**Work to be completed**
Output exactly the lines from the line containing "Write the matplotlib code for this chart." through the line containing "from matplotlib.ticker import FuncFormatter", inclusive, and omit any pictures.

**Data to use**
————————

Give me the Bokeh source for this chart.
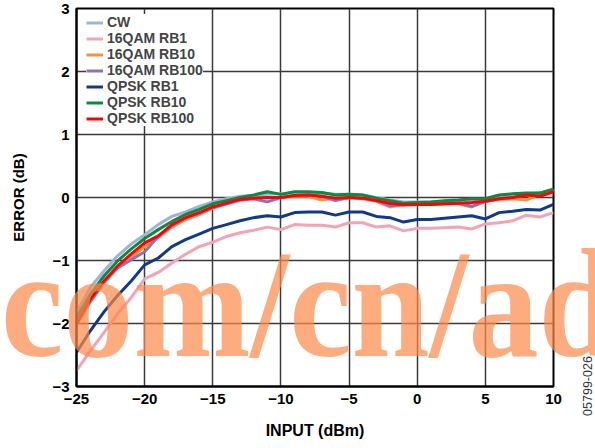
from bokeh.plotting import figure
from bokeh.layouts import column
from bokeh.models import Range1d, FixedTicker, Legend, LegendItem, Div
from bokeh.embed import file_html
from bokeh.resources import INLINE

# ---------------- data ----------------
input_dbm = list(range(-25, 11))

cw = [-1.83, -1.43, -1.17, -0.93, -0.74, -0.59, -0.43, -0.30, -0.23, -0.14,
      -0.07, -0.02, 0.02, 0.03, 0.05, 0.06, 0.08, 0.08, 0.07, 0.05,
      0.05, 0.04, 0.00, -0.04, -0.07, -0.07, -0.07, -0.06, -0.05, -0.03,
      -0.03, 0.02, 0.05, 0.06, 0.07, 0.11]

qam16_rb1 = [-2.75, -2.44, -2.15, -1.85, -1.59, -1.29, -1.19, -1.04, -0.90, -0.78,
             -0.71, -0.62, -0.56, -0.52, -0.47, -0.51, -0.43, -0.44, -0.44, -0.47,
             -0.40, -0.40, -0.47, -0.45, -0.53, -0.49, -0.49, -0.48, -0.47, -0.50,
             -0.42, -0.40, -0.37, -0.28, -0.31, -0.24]

qam16_rb10 = [-2.02, -1.66, -1.36, -1.12, -0.95, -0.78, -0.63, -0.47, -0.35, -0.27,
              -0.17, -0.10, -0.04, -0.02, 0.00, 0.00, 0.02, 0.02, -0.04, -0.01,
              0.00, -0.02, -0.06, -0.15, -0.11, -0.11, -0.11, -0.10, -0.10, -0.15,
              -0.06, -0.03, -0.02, -0.04, 0.05, 0.12]

qam16_rb100 = [-2.00, -1.65, -1.35, -1.12, -0.99, -0.86, -0.62, -0.45, -0.33, -0.25,
               -0.16, -0.10, -0.04, -0.02, -0.07, 0.00, 0.03, 0.04, 0.02, -0.05,
               0.00, -0.01, -0.05, -0.13, -0.11, -0.11, -0.10, -0.10, -0.09, -0.14,
               -0.06, -0.02, 0.00, 0.04, 0.07, 0.13]

qpsk_rb1 = [-2.46, -2.12, -1.82, -1.56, -1.33, -1.07, -0.96, -0.78, -0.67, -0.58,
            -0.49, -0.43, -0.37, -0.32, -0.29, -0.31, -0.24, -0.23, -0.23, -0.28,
            -0.23, -0.23, -0.30, -0.32, -0.39, -0.35, -0.35, -0.33, -0.31, -0.29,
            -0.34, -0.24, -0.22, -0.19, -0.20, -0.11]

qpsk_rb10 = [-1.91, -1.54, -1.25, -1.01, -0.82, -0.65, -0.51, -0.38, -0.27, -0.19,
             -0.10, -0.05, 0.00, 0.04, 0.09, 0.05, 0.09, 0.09, 0.08, 0.04,
             0.05, 0.04, -0.01, -0.05, -0.09, -0.08, -0.07, -0.05, -0.04, -0.02,
             -0.02, 0.04, 0.06, 0.07, 0.07, 0.13]

qpsk_rb100 = [-2.01, -1.62, -1.33, -1.09, -0.90, -0.72, -0.61, -0.43, -0.32, -0.24,
              -0.15, -0.09, -0.03, -0.01, 0.00, 0.00, 0.03, 0.04, 0.02, -0.01,
              0.00, -0.01, -0.05, -0.09, -0.12, -0.11, -0.11, -0.10, -0.09, -0.08,
              -0.06, -0.02, 0.00, 0.04, 0.02, 0.09]

series_names = ["CW", "16QAM RB1", "16QAM RB10", "16QAM RB100",
                "QPSK RB1", "QPSK RB10", "QPSK RB100"]
series_values = [cw, qam16_rb1, qam16_rb10, qam16_rb100, qpsk_rb1, qpsk_rb10, qpsk_rb100]
series_colors = ["#9fb3d4", "#f4a3b5", "#f7923a", "#8b73bb", "#12388a", "#0b8a45", "#ff0000"]

x_ticks = list(range(-25, 11, 5))
y_ticks = list(range(-3, 4))

watermark_text = "com/cn/ad"
figure_code = "05799-026"

W, H = 595, 448

# ---------------- main figure ----------------
p = figure(width=W, height=H, x_range=Range1d(-25, 10), y_range=Range1d(-3, 3),
           output_backend="svg", toolbar_location=None,
           min_border_left=76, min_border_right=42, min_border_top=8, min_border_bottom=62)

FONT = "Liberation Sans"
p.xaxis.ticker = FixedTicker(ticks=x_ticks)
p.yaxis.ticker = FixedTicker(ticks=y_ticks)
p.xaxis.major_label_overrides = {t: str(t).replace("-", "\u2212") for t in x_ticks}
p.yaxis.major_label_overrides = {t: str(t).replace("-", "\u2212") for t in y_ticks}
for ax in (p.xaxis[0], p.yaxis[0]):
    ax.major_label_text_font = FONT
    ax.major_label_text_font_style = "bold"
    ax.major_label_text_font_size = "15px"
    ax.major_label_text_color = "black"
    ax.axis_label_text_font = FONT
    ax.axis_label_text_font_style = "bold"
    ax.axis_label_text_color = "black"
    ax.major_tick_out = 0
    ax.major_tick_in = 0
    ax.minor_tick_out = 0
    ax.minor_tick_in = 0
    ax.axis_line_width = 2
    ax.axis_line_color = "black"
    ax.major_label_standoff = 7

p.xaxis.axis_label = "INPUT (dBm)"
p.yaxis.axis_label = "ERROR (dB)"
p.xaxis.axis_label_text_font_size = "16px"
p.yaxis.axis_label_text_font_size = "15px"
p.xaxis.axis_label_standoff = 15
p.yaxis.axis_label_standoff = 22

p.grid.grid_line_color = "#3a3a3a"
p.grid.grid_line_width = 1.5
p.outline_line_color = "black"
p.outline_line_width = 2
p.background_fill_color = "white"
p.border_fill_color = "white"

items = []
for name, vals, col in zip(series_names, series_values, series_colors):
    r = p.line(input_dbm, vals, line_color=col, line_width=3)
    items.append(LegendItem(label=name, renderers=[r]))

legend = Legend(items=items, location=(10, 260))
legend.background_fill_color = "white"
legend.background_fill_alpha = 1.0
legend.border_line_color = None
legend.label_text_font = FONT
legend.label_text_font_style = "bold"
legend.label_text_font_size = "14px"
legend.glyph_width = 17
legend.glyph_height = 15
legend.label_height = 15
legend.label_standoff = 4
legend.spacing = 0
legend.padding = 2
legend.margin = 0
p.add_layout(legend)

# ---------------- overlay: watermark and figure code (HTML text on top of the plot) ----------------
overlay_html = (
    f'<div style="position:absolute;left:0;top:0;width:{W}px;height:{H}px;'
    f'overflow:hidden;pointer-events:none;">'
    f'<div style="position:absolute;left:-4px;top:227px;white-space:nowrap;'
    f"font-family:'Liberation Serif';font-weight:bold;font-size:155px;line-height:1;"
    f'color:#fc8a4a;opacity:0.7;transform:scaleX(0.905);transform-origin:0 0;">'
    f'{watermark_text}</div>'
    f'<div style="position:absolute;left:583px;top:386px;white-space:nowrap;'
    f"font-family:'Liberation Sans';font-size:12.5px;line-height:1;color:#333;"
    f'transform:translate(-50%,-50%) rotate(-90deg);">{figure_code}</div>'
    f'</div>'
)
overlay = Div(text=overlay_html, width=W, height=H,
              styles={"margin-top": f"-{H}px", "position": "relative",
                      "pointer-events": "none"})

layout = column(p, overlay)
open("out.html", "w").write(file_html(layout, INLINE))
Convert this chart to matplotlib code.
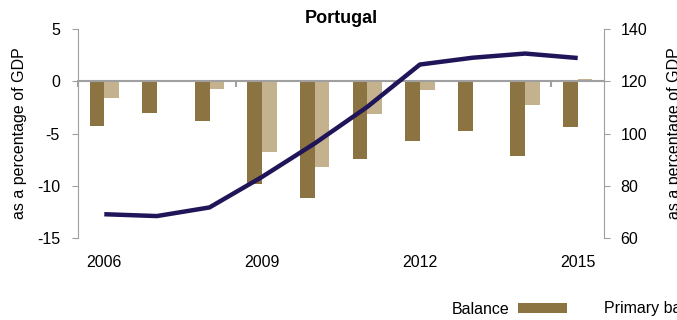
import matplotlib.pyplot as plt
import numpy as np

plt.rcParams['font.family'] = ['Liberation Sans', 'DejaVu Sans']

years = ['2006', '2007', '2008', '2009', '2010', '2011', '2012', '2013', '2014', '2015']
balance = [-4.3, -3.0, -3.8, -9.8, -11.2, -7.4, -5.7, -4.8, -7.2, -4.4]
primary = [-1.6, 0.0, -0.7, -6.8, -8.2, -3.1, -0.8, 0.0, -2.3, 0.2]
debt = [69.1, 68.4, 71.7, 83.4, 96.2, 110.2, 126.4, 129.0, 130.6, 128.9]

c_bal = '#8c7442'
c_prim = '#c4b28f'
c_debt = '#1f1558'
c_axis = '#a0a0a0'
fs = 11.5

fig = plt.figure(figsize=(6.77, 3.2), dpi=100)
ax = fig.add_axes([78 / 677, 1 - 238 / 320, 526 / 677, 209 / 320])

x = np.arange(len(years))
w = 0.28
b1 = ax.bar(x - w / 2, balance, w, color=c_bal, label='Balance')
b2 = ax.bar(x + w / 2, primary, w, color=c_prim, label='Primary balance')

ax.set_xlim(-0.5, len(years) - 0.5)
ax.set_ylim(-15, 5)
ax.set_yticks([-15, -10, -5, 0, 5])
ax.set_yticklabels(['-15', '-10', '-5', '0', '5'])

# category axis sits on the zero line, ticks between every third group
ax.spines['bottom'].set_position(('data', 0))
ax.spines['bottom'].set_color(c_axis)
ax.spines['bottom'].set_linewidth(1.5)
ax.set_xticks([-0.5, 2.5, 5.5, 8.5])
ax.set_xticklabels([])
ax.tick_params(axis='x', length=4, width=1.5, color=c_axis, direction='out')
for s in ['top', 'right']:
    ax.spines[s].set_visible(False)
ax.spines['left'].set_color(c_axis)
ax.tick_params(axis='y', length=4, color=c_axis, pad=9, labelsize=fs)
ax.set_ylabel('as a percentage of GDP', fontsize=fs, labelpad=7)

sec = ax.secondary_xaxis('bottom')
sec.set_xticks(x[::3])
sec.set_xticklabels(years[::3])
sec.tick_params(length=0, pad=12, labelsize=fs)
sec.spines['bottom'].set_visible(False)

ax2 = ax.twinx()
ax2.plot(x, debt, color=c_debt, linewidth=3.2, solid_capstyle='butt')
ax2.set_ylim(60, 140)
ax2.set_yticks([60, 80, 100, 120, 140])
for s in ['top', 'left', 'bottom']:
    ax2.spines[s].set_visible(False)
ax2.spines['right'].set_color(c_axis)
ax2.tick_params(axis='y', length=4, color=c_axis, pad=8, labelsize=fs)
ax2.set_ylabel('as a percentage of GDP', fontsize=fs, labelpad=14)

ax.set_title('Portugal', fontsize=13, fontweight='bold', pad=4)

fig.legend(handles=[b1, b2], loc='center left',
           bbox_to_anchor=(452 / 677, 1 - 309 / 320), ncol=2, frameon=False,
           markerfirst=False, fontsize=fs, borderpad=0, borderaxespad=0,
           handlelength=3.1, handleheight=0.55, handletextpad=0.5,
           columnspacing=2.3)

fig.savefig('out.png', dpi=100)
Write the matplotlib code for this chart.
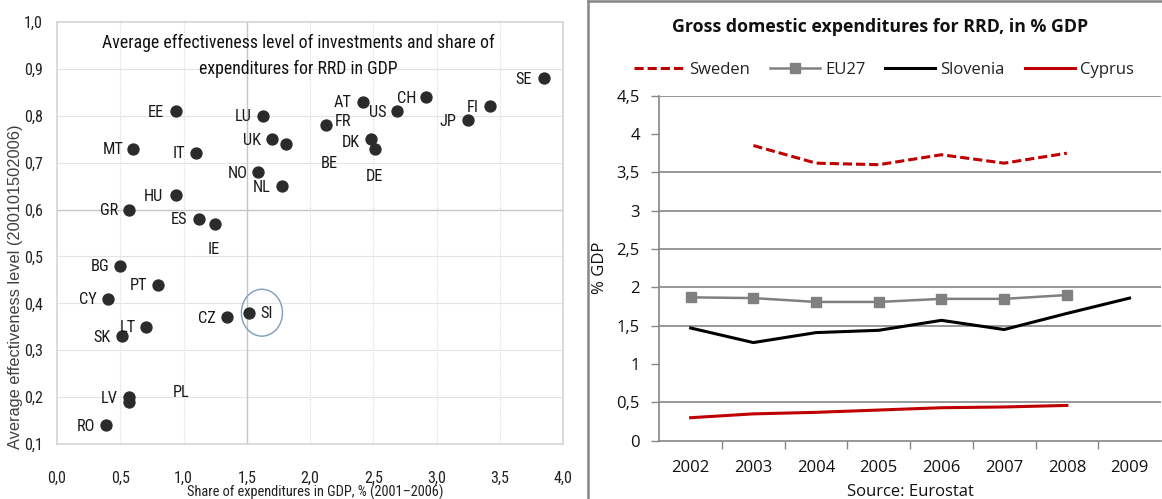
import numpy as np
import matplotlib.pyplot as plt
from matplotlib import font_manager
from matplotlib.font_manager import FontProperties
from matplotlib.patches import Ellipse
from matplotlib.lines import Line2D
from matplotlib.ticker import FuncFormatter

# --- scatter: effectiveness level vs. share of R&D expenditure in GDP ---
countries = ['EE', 'LU', 'UK', 'BE', 'MT', 'IT', 'NO', 'NL', 'HU', 'GR', 'ES', 'IE',
             'SE', 'AT', 'US', 'CH', 'FI', 'JP', 'FR', 'DK', 'DE',
             'BG', 'PT', 'CY', 'CZ', 'SI', 'LT', 'SK', 'LV', 'PL', 'RO']
share_gdp = [0.94, 1.63, 1.70, 1.81, 0.60, 1.10, 1.59, 1.78, 0.94, 0.57, 1.12, 1.25,
             3.85, 2.42, 2.69, 2.92, 3.42, 3.25, 2.13, 2.48, 2.51,
             0.50, 0.80, 0.40, 1.34, 1.52, 0.70, 0.51, 0.57, 0.57, 0.39]
effectiveness = [0.81, 0.80, 0.75, 0.74, 0.73, 0.72, 0.68, 0.65, 0.63, 0.60, 0.58, 0.57,
                 0.88, 0.83, 0.81, 0.84, 0.82, 0.79, 0.78, 0.75, 0.73,
                 0.48, 0.44, 0.41, 0.37, 0.38, 0.35, 0.33, 0.20, 0.19, 0.14]

# --- line chart: gross domestic expenditure on R&D, % of GDP ---
years = ['2002', '2003', '2004', '2005', '2006', '2007', '2008', '2009']
sweden = [np.nan, 3.85, 3.62, 3.60, 3.73, 3.62, 3.75, np.nan]
eu27 = [1.87, 1.86, 1.81, 1.81, 1.85, 1.85, 1.90, np.nan]
slovenia = [1.47, 1.28, 1.41, 1.44, 1.57, 1.45, 1.66, 1.86]
cyprus = [0.30, 0.35, 0.37, 0.40, 0.43, 0.44, 0.46, np.nan]

# label placement relative to each dot (pixels, y up)
label_offset = {'FR': (17, 4), 'SI': (17, -1), 'BE': (43, -20), 'IE': (-1, -26),
                'DE': (0, -28), 'PL': (52, 9), 'HU': (-23, -1), 'IT': (-17, 0),
                'FI': (-17, -1), 'DK': (-20, -3), 'LT': (-18, -1)}


def pick_narrow_font():
    # prefer an Arial Narrow look-alike, else any condensed sans, else Arial metrics
    fonts = font_manager.fontManager.ttflist
    regular = [f for f in fonts if f.style == 'normal' and f.weight in (400, 'normal', 'regular')]
    for want in ('Liberation Sans Narrow', 'Arial Narrow', 'Roboto Condensed'):
        for f in regular:
            if f.name == want:
                return FontProperties(fname=f.fname), 1.0
    for f in regular:
        if 'Sans' in f.name and (f.stretch in ('condensed', 'semi-condensed')
                                 or 'Condensed' in f.name) and 'DejaVu' not in f.name:
            return FontProperties(fname=f.fname), 1.0
    return FontProperties(family='Liberation Sans'), 0.86


narrow, k = pick_narrow_font()


def nfont(size):
    fp = narrow.copy()
    fp.set_size(size * k)
    return fp


W, H = 1162, 499
fig = plt.figure(figsize=(W / 100, H / 100), dpi=100)
calib = ['Open Sans', 'DejaVu Sans']


def comma(v, pos=None, digits=1):
    return f'{v:.{digits}f}'.replace('.', ',')


# ------------------------------------------------------------ left chart
ax1 = fig.add_axes([57 / W, 1 - 444 / H, 506 / W, 422 / H])
ax1.set_xlim(0, 4)
ax1.set_ylim(0.1, 1.0)
ax1.set_xticks(np.arange(0, 4.01, 0.5))
ax1.set_yticks(np.arange(0.1, 1.01, 0.1))
ax1.xaxis.set_major_formatter(FuncFormatter(comma))
ax1.yaxis.set_major_formatter(FuncFormatter(comma))
ax1.tick_params(length=0, labelcolor='#222222')
ax1.tick_params(axis='x', pad=19)
ax1.tick_params(axis='y', pad=10)
for lab in ax1.get_xticklabels() + ax1.get_yticklabels():
    lab.set_fontproperties(nfont(11.5))
for s in ax1.spines.values():
    s.set_color('#d4d4d4')
    s.set_linewidth(1.2)

for xv in np.arange(0.5, 4.0, 0.5):
    if abs(xv - 1.5) > 1e-6:
        ax1.axvline(xv, color='#dcdcdc', lw=0.8, ls=(0, (1, 1)), zorder=0)
for yv in np.arange(0.2, 1.0, 0.1):
    if abs(yv - 0.6) > 1e-6:
        ax1.axhline(yv, color='#e4e4e4', lw=0.8, zorder=0)
ax1.axvline(1.5, color='#c6c6c6', lw=1.0, zorder=0)
ax1.axhline(0.6, color='#c6c6c6', lw=1.0, zorder=0)

ax1.scatter(share_gdp, effectiveness, s=62, color='#2b2b2b', zorder=3)
for name, xv, yv in zip(countries, share_gdp, effectiveness):
    dx, dy = label_offset.get(name, (-20, -1))
    ax1.annotate(name, (xv, yv), xytext=(dx, dy), textcoords='offset pixels',
                 ha='center', va='center', fontproperties=nfont(11.8),
                 color='#1a1a1a')

si = countries.index('SI')
ax1.add_patch(Ellipse((share_gdp[si] + 0.10, effectiveness[si]), 0.325, 0.10,
                      fill=False, edgecolor='#7f9cc0', lw=1.0, zorder=4))

ax1.text(0.477, 0.92, 'Average effectiveness level of investments and share of\n'
         'expenditures for RRD in GDP', transform=ax1.transAxes, ha='center',
         va='center', fontproperties=nfont(12.8), linespacing=1.55, color='#111111')

fig.text(16 / W, 1 - 287 / H, 'Average effectiveness level (200101502006)',
         rotation=90, ha='center', va='center', fontsize=11.8,
         family=['Liberation Sans', 'DejaVu Sans'], color='#404040')
fig.text(315 / W, 1 - 492 / H, 'Share of expenditures in GDP, % (2001\u20132006)',
         ha='center', va='center', fontproperties=nfont(10.4), color='#222222')

# ------------------------------------------------------------ right chart
ax2 = fig.add_axes([659.3 / W, 1 - 440.7 / H, 501.6 / W, 345 / H])
x = np.arange(len(years))
ax2.set_xlim(-0.5, len(years) - 0.5)
ax2.set_ylim(0, 4.5)
ax2.set_yticks(np.arange(0, 4.51, 0.5))
ax2.yaxis.set_major_formatter(FuncFormatter(
    lambda v, p: str(int(v)) if v == int(v) else comma(v)))
ax2.set_xticks(x)
ax2.set_xticklabels(years)
ax2.set_xticks(x[:-1] + 0.5, minor=True)
ax2.tick_params(axis='x', which='major', length=0, pad=14)
ax2.tick_params(axis='x', which='minor', length=6, color='#868686', width=1)
ax2.tick_params(axis='y', length=6, color='#868686', width=1, pad=8)
ax2.tick_params(labelsize=12, labelcolor='#111111')
for lab in ax2.get_xticklabels() + ax2.get_yticklabels():
    lab.set_family(calib)
for side in ('top', 'right'):
    ax2.spines[side].set_visible(False)
for side in ('left', 'bottom'):
    ax2.spines[side].set_color('#868686')
    ax2.spines[side].set_linewidth(1.2)
for yv in [0.5, 1.5, 2.0, 2.5, 3.0, 3.5, 4.5]:
    ax2.axhline(yv, color='#868686', lw=1.2, zorder=0)

ax2.plot(x, sweden, color='#c00000', lw=2.2, ls=(0, (3, 1.3)), label='Sweden')
ax2.plot(x, eu27, color='#808080', lw=1.8, marker='s', ms=7, label='EU27')
ax2.plot(x, slovenia, color='#000000', lw=2.2, label='Slovenia')
ax2.plot(x, cyprus, color='#c00000', lw=2.2, label='Cyprus')

ax2.set_ylabel('% GDP', fontsize=12, family=calib, labelpad=6, color='#111111')
ax2.set_xlabel('Source: Eurostat', fontsize=12, family=calib, labelpad=6,
               color='#111111')

fig.legend(loc='center', bbox_to_anchor=(884 / W, 1 - 70 / H), ncol=4,
           frameon=False, handlelength=3.0, handletextpad=0.3, columnspacing=1.2,
           prop={'family': calib, 'size': 12}, labelcolor='#222222')
fig.text(880 / W, 1 - 27 / H, 'Gross domestic expenditures for RRD, in % GDP',
         ha='center', va='center', fontsize=12.8, fontweight='bold',
         family=calib, color='#111111')

# frame around the right panel
fig.add_artist(Line2D([588 / W, 588 / W], [0, 1 - 1 / H], transform=fig.transFigure,
                      color='#868686', lw=1.8))
fig.add_artist(Line2D([588 / W, 1], [1 - 1 / H, 1 - 1 / H], transform=fig.transFigure,
                      color='#868686', lw=1.8))

fig.savefig('out.png', dpi=100)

————————

**Output of the exercise**
Write the matplotlib code for this chart.
import numpy as np
import matplotlib.pyplot as plt
from matplotlib import font_manager
from matplotlib.font_manager import FontProperties
from matplotlib.patches import Ellipse
from matplotlib.lines import Line2D
from matplotlib.ticker import FuncFormatter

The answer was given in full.